Bustany died Monday in Santa Barbara, the American-Arab Anti-Discrimination Committee announced. He served four terms as president of the ADC’s Los Angeles chapter was a member of ADC’s advisory committee for many years.
Bustany and Kasem knew each other as teenagers growing up in Detroit and as students at Wayne University before they reconnected in Los Angeles in 1968, becoming partners in a company that produced commercials.
Kasem had arrived in L.A. after working as a radio announcer on small stations in such cities as Detroit, Cleveland, Buffalo, New York and Oakland. He based his idea for the American Top 40 countdown format on the 1950s TV program Your Hit Parade.
“Casey kept nudging me: ‘We have to do a national [radio] countdown show,’ ” Bustany said in 2013 in a tribute to Kasem. “We talked about it, planned about it and got together with a distribution firm and went on the air with American Top 40 in 1970 on the Fourth of July.”
At the start, just seven stations carried the program. The first show ended with Kasem counting down to Three Dog Night’s “Mama Told Me Not to Come” at No. 1.
In 1973, Bustany and Kasem branched out by launching (with Tom Rounds) another syndicated show, American Country Countdown. That and American Top 40, now hosted by Ryan Seacrest, are still on the air.

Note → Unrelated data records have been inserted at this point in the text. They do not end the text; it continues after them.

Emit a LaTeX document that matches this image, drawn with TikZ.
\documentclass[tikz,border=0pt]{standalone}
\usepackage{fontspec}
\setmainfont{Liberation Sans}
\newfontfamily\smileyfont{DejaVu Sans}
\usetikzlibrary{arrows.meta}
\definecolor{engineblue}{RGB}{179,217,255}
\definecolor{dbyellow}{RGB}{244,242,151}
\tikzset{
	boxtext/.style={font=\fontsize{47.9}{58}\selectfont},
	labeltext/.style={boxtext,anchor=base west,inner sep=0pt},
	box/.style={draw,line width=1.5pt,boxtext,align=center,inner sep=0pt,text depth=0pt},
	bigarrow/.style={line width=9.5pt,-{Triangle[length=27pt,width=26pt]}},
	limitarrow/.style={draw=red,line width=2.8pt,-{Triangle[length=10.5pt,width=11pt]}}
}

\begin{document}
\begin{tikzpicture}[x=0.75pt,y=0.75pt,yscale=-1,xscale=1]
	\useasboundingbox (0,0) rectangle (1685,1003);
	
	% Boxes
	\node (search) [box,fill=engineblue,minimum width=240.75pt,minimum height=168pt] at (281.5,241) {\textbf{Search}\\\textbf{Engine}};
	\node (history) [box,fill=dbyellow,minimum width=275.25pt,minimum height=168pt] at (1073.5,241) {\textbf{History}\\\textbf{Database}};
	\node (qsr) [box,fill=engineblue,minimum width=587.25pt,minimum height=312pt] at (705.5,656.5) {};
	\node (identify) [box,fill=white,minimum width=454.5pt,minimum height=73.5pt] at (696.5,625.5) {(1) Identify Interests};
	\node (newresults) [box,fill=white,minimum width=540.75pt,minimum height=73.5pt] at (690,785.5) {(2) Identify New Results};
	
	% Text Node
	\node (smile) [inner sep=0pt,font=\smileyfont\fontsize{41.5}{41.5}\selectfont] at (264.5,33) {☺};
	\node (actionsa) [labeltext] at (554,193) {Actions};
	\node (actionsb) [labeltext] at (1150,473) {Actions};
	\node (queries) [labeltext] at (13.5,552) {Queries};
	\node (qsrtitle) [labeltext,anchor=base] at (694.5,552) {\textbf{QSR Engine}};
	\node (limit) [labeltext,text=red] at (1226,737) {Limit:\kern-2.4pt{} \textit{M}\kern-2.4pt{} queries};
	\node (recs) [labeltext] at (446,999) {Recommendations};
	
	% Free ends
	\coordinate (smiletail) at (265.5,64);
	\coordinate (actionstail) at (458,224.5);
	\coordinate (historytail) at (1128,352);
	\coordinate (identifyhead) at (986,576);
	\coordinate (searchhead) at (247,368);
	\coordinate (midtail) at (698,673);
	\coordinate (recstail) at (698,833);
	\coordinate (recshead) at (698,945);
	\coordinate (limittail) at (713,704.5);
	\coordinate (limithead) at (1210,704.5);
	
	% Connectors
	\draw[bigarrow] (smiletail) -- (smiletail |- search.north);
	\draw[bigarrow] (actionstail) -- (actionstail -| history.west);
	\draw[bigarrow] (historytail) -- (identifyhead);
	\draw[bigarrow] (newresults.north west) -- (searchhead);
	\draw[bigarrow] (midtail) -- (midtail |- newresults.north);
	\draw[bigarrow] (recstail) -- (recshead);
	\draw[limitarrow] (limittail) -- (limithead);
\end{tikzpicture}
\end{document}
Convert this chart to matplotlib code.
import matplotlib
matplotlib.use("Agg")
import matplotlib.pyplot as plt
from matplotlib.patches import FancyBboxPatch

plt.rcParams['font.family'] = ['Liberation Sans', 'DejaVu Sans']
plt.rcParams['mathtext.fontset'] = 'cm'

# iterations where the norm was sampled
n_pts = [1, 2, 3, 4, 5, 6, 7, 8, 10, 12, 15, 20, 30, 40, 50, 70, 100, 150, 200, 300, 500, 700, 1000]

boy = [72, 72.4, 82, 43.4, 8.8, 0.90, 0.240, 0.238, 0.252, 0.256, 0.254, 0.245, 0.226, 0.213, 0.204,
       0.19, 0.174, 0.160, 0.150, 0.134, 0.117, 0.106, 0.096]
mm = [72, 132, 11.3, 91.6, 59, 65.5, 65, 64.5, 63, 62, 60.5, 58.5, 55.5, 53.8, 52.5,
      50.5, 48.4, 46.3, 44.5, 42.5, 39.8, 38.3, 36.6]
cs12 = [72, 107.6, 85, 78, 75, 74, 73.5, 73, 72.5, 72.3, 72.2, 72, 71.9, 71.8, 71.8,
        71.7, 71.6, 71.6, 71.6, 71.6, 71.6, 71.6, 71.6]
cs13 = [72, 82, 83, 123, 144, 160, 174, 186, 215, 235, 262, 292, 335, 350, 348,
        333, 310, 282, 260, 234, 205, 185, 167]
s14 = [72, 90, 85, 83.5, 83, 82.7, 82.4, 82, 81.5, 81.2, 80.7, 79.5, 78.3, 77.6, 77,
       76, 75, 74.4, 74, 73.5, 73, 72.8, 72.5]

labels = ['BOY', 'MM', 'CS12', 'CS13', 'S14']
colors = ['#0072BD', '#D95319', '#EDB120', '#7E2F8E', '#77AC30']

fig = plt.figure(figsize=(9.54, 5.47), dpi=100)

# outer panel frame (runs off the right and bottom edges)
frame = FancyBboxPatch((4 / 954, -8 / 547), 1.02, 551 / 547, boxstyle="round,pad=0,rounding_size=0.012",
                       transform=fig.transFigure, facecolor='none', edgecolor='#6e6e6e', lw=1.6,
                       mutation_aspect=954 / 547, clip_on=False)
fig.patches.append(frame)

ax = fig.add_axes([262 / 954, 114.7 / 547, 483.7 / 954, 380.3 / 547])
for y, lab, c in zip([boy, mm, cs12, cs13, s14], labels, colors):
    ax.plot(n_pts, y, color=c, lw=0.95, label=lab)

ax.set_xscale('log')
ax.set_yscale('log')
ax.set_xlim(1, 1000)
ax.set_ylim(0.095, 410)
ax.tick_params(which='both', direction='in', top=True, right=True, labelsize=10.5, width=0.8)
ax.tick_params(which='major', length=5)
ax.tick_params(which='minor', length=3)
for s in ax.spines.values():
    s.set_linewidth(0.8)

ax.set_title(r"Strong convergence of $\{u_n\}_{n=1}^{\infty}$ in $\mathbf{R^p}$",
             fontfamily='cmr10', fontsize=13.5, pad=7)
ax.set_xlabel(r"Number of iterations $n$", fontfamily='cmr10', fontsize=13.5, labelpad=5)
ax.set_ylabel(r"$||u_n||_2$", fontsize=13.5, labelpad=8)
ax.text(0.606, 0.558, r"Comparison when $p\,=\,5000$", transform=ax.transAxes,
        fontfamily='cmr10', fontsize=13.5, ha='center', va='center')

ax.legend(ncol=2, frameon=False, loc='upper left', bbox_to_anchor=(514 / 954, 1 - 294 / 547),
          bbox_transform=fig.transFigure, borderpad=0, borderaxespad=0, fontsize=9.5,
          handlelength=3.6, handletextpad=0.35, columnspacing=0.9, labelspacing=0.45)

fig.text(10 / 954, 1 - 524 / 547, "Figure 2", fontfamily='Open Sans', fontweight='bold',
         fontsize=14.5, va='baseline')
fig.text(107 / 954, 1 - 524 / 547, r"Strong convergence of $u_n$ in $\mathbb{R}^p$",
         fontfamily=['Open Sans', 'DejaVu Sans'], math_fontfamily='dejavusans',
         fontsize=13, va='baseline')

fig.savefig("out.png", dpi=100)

Bustany later served as a technical coordinator for Grant Tinker and Mary Tyler Moore’s MTM Enterprises on comedies including Paul Sand in Friends and Lovers, The Tony Randall Show, Phyllis and The Mary Tyler Moore Show and as camera coordinator on Mary Tyler Moore and The Bob Newhart Show. He also directed an episode of the Newhart comedy in 1974.
Bustany hosted the L.A.-based radio program Middle East in Focus from 1996-2014.
“Bustany was and will continue to be a role model in the Arab-American community,” ADC president Samer Khalaf said in a statement. “He spoke up when few others would, and his activism helped found ADC, the nation’s largest Arab-American organization.”
Survivors include his stepdaughter, Kristen.